Yes, it appears to be a BIOS issue, but that’s hard to confirm on a forum thread. There may be BIOS settings that affect this. And even if you work past that issue on your own:

  1. There might be other issues on the platform, perhaps less obvious, such as cooling issue. Tesla GPUs generally require flow-through cooling provided by the system. The card has no fan and does not keep itself cool. This also requires integration into a server BMC to monitor the GPU temperature and adjust fan speed accordingly. An “off the shelf” PC has no such knowledge or design ability to do this. And there may be other issues.

  2. Even if all the above were addressed, the system is still not certified for use with T4 (AFAIK). It would still not be supported by NVIDIA for use of T4 in any way.

If DFI were to claim that the system is certified for use of T4, then you should address your support questions to the vendor that sold you the system or cards first. That is the Tesla support model - support starts with the place that you purchased the certified system.

Unfortunately that information isn’t presented anywhere in you “Elite Solution Provider”'s sales process.

Looks like we have spent £5000 on two paperweights!

Feeling thoroughly let down by NVidia here.

What is the best card in your range for using in any vanilla 2U PCIe gen3 system to give maximum cuda cores?

Thanks,

Geoff

There is no GPU sold by NVIDIA that is guaranteed to work in any system you plug it into.

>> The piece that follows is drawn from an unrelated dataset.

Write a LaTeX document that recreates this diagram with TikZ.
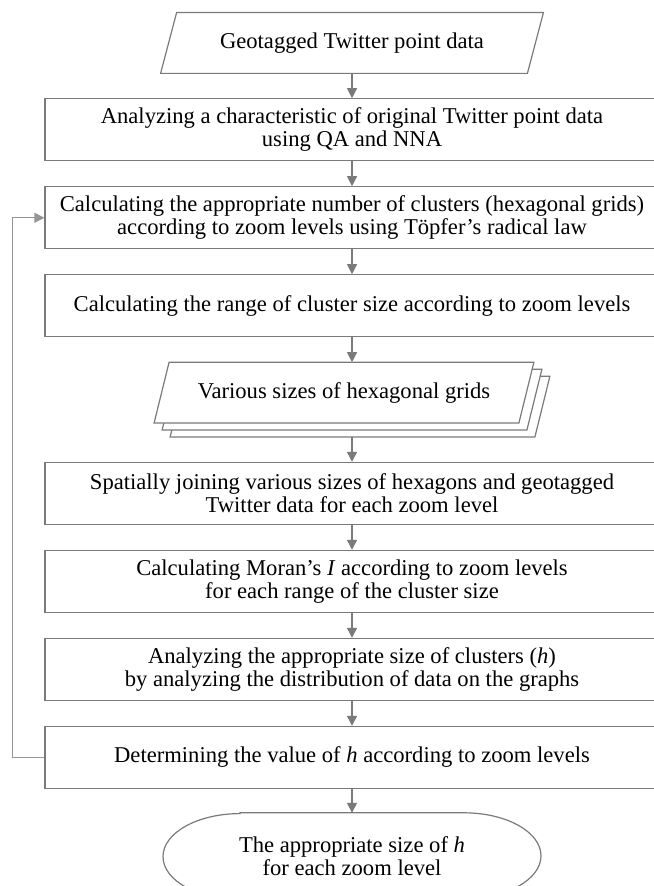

Having said that, you may wish to investigate the Quadro line of GPUs. They have their own integrated fan, so they will attempt to keep themselves cool, for example. There may still be compatibility issues, of course. If you want maximum CUDA cores, then look at the larger GPUs in that line. Power requirements, physical size, system/bios compatibility, and cooling airflow are all things that still need to be considered, for a proper application.

Whether or not they work in your PC, or meet your application requirements, I cannot say. My recommendation would be to work with your solution provider to get this resolved.